Charles Dickens never finished ``The Mystery of Edwin Drood,'' but Rupert Holmes has managed to turn the Dickens tale into a Broadway musical that won four Tony Awards earlier this week. As everyone must know by now, Holmes chose to make it a ``solve-it-yourself'' mystery. At the height of the vaudeville-cum-mystery goings-on, the performance stops, and the audience is asked to vote for the identity of the murderer as well as that of another pivotal character. Then the democratically determined ending is played out. Is it any surprise that an ending this transient would be cause for worry when conceiving the recording of ``Edwin Drood''? After all, how can you, the home listener, have any effect on the solution of this musical as it plays on your turntable?

Well, if you are one of those many home sound enthusiasts who still feel that vinyl black discs are the only way to listen to anything, you'll experience ``Drood'' the way the opening night Imperial Theatre audience voted it to end.

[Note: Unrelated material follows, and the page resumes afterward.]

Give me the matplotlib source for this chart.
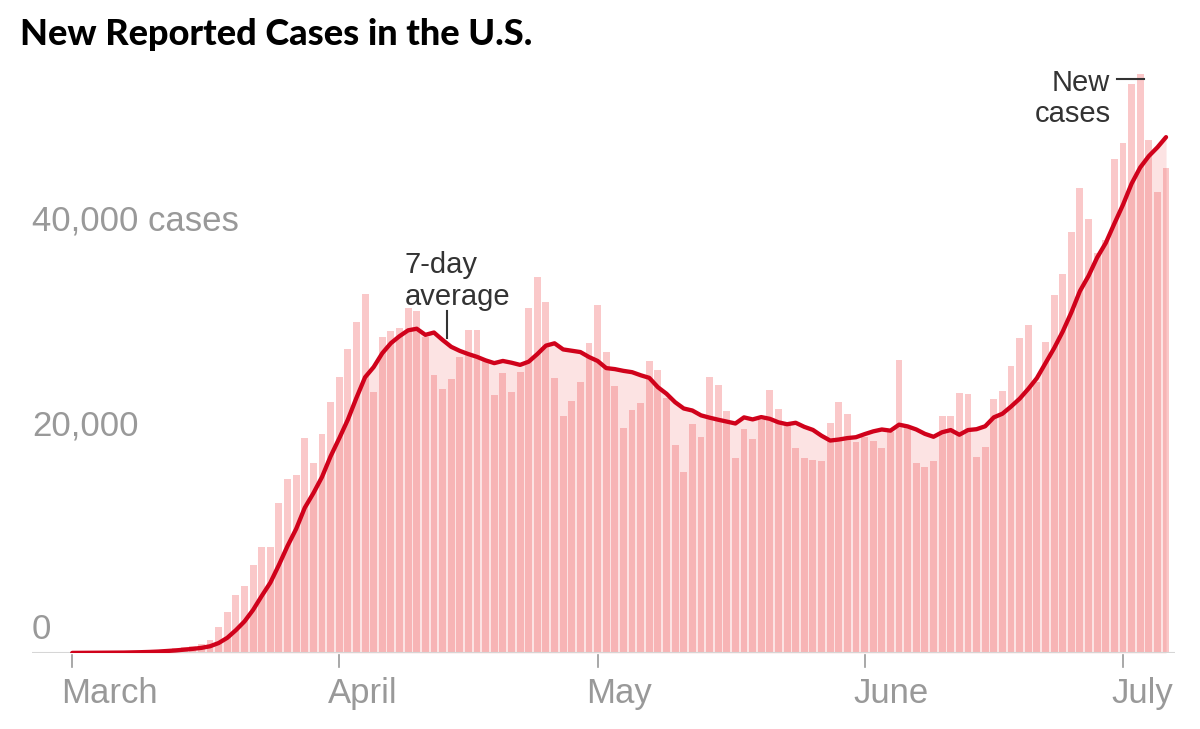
import numpy as np
import pandas as pd
import matplotlib
matplotlib.use("Agg")
from matplotlib import pyplot as plt
from matplotlib import font_manager

# daily new cases, March 1 .. July 6 (in cases)
new_cases = [
    10, 20, 30, 30, 50, 70, 90, 120, 170, 210,
    290, 420, 460, 600, 690, 860, 1300, 2500, 4000, 5700,
    6600, 8600, 10400, 10400, 14700, 17000, 17400, 21100, 18600, 21500,
    24600, 27000, 29800, 32400, 35200, 25600, 31000, 31500, 31800, 33800,
    33500, 31000, 27200, 25900, 26800, 29000, 31600, 31600, 28600, 25300,
    27400, 25600, 27500, 33800, 36800, 34400, 26900, 23200, 24700, 26600,
    30400, 34100, 29500, 26200, 22000, 23800, 24500, 28600, 27700, 25000,
    20400, 17700, 22400, 21200, 27000, 26300, 23700, 19100, 21900, 21000,
    22800, 25800, 23900, 22400, 20100, 19100, 18900, 18800, 22500, 24600,
    23400, 20700, 21200, 20800, 20100, 21700, 28700, 22200, 18600, 18200,
    18800, 23200, 23200, 25500, 25400, 19200, 20200, 24900, 25700, 28100,
    30900, 32100, 26600, 30500, 35100, 37100, 41200, 45600, 42500, 39200,
    40500, 48400, 50000, 55700, 56700, 50300, 45200, 47500,
]
month_names = ["March", "April", "May", "June", "July"]
month_starts = [0, 31, 61, 92, 122]   # day index of the 1st of each month
y_ticks = [0, 20000, 40000]
y_labels = ["0", "20,000", "40,000 cases"]

days = np.arange(len(new_cases))
avg = pd.Series(new_cases).rolling(7, min_periods=1).mean()

FONT = "Liberation Sans"
# heavy, slightly condensed headline; fall back if Lato isn't there
installed = {f.name for f in font_manager.fontManager.ttflist}
if "Lato" in installed:
    title_font, title_size, title_weight = "Lato", 26, "black"
else:
    title_font, title_size, title_weight = "Liberation Sans", 24.5, "bold"

fig = plt.figure(figsize=(12, 7.29), dpi=100)
ax = fig.add_axes([32 / 1200, 76 / 729, 1143 / 1200, 593 / 729])
ax.set_xlim(-4.67, 128.04)
ax.set_ylim(0, 58100)
ax.axis("off")

# shaded area under the average, then the daily bars, then the line
ax.fill_between(days, avg, color="#fce3e3", lw=0, zorder=1)
ax.bar(days, new_cases, width=0.8, color=(239 / 255, 78 / 255, 81 / 255),
       alpha=0.31, linewidth=0, zorder=2)
ax.plot(days, avg, color="#d0021b", lw=3.1, solid_capstyle="round",
        solid_joinstyle="round", zorder=4)

# baseline + month ticks
ax.axhline(0, color="#d6d6d6", lw=1.5, zorder=3)
xt = ax.get_xaxis_transform()
for m, name in zip(month_starts, month_names):
    ax.plot([m, m], [-0.003, -0.024], transform=xt, color="#9a9a9a", lw=1.2,
            clip_on=False)
    ax.text(m - 1.3, -0.0845, name, transform=xt, ha="left", va="baseline",
            fontsize=25, color="#999999", family=FONT)

# y labels sit above their (invisible) gridlines
for v, lab in zip(y_ticks, y_labels):
    ax.text(0, v + 1350, lab, transform=ax.get_yaxis_transform(), ha="left",
            va="baseline", fontsize=25, color="#999999", family=FONT)

# annotations
ax.text(38.6, 37200, "7-day", ha="left", va="baseline", fontsize=21,
        color="#333333", family=FONT)
ax.text(38.6, 34100, "average", ha="left", va="baseline", fontsize=21,
        color="#333333", family=FONT)
ax.plot([43.5, 43.5], [30900, 33500], color="#333333", lw=1.5)

ax.text(120.5, 55100, "New", ha="right", va="baseline", fontsize=21,
        color="#333333", family=FONT)
ax.text(120.6, 52000, "cases", ha="right", va="baseline", fontsize=21,
        color="#333333", family=FONT)
ax.plot([121.3, 124.4], [56200, 56200], color="#333333", lw=1.5, zorder=5)

fig.text(20 / 1200, 1 - 45 / 729, "New Reported Cases in the U.S.",
         ha="left", va="baseline", fontsize=title_size,
         fontweight=title_weight, color="#000000", family=title_font)

fig.savefig("out.png", dpi=100, facecolor="white")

If, on the other hand, you have taken the compact disc (CD) plunge, you are in for a surprise. For the CD version of ``Edwin Drood'' is also ``solve-it-yourself.''

After listening to the bulk of the album, you are faced with two groups of multiple selections. You merely program your CD player to audition one track from column ``A'' and one from column ``B'' -- et voila! You can hear your own solution of ``The Mystery of Edwin Drood'' in your own living room.

It really is an enchanting way to experience the show. But there are some mysteries that even this CD can't solve. For instance, why has the lovely little song ``Ceylon'' vanished from the CD, along with the extended ``Moonfall Quartet''? Both are on the black vinyl disk, and since CDs are supposed to be able to cope with up to 74 minutes of programming, there was the space for these missing items.

Serious collectors of Broadway musicals, therefore, will have to have both recorded versions. And even then they still won't have the wonderful hallucination ballet music from ``Wages of Sin.'' This is doubly sad since, in performance, that ballet was a deliciously insinuating incarnation of the clever music.

And what of the album as a souvenir of this entertaining romp of a show? It is good enough, without having the spontaneity it really needs, due mostly to the synthetic quality of the sound. One is aware of the sound booths the singers are placed in. Nevertheless, the cast boasts the splendid voices of Patti Cohenour, Howard McGillin (a particular find with his matinee idol looks and handsome baritone), and the legendary Cleo Laine. (How good to have her on Broadway at last!).

The score falls in the serviceable category and is held together -- both on stage and on disc, by the ebullient George Rose -- as engaging a master of ceremonies as any show album could hope to have.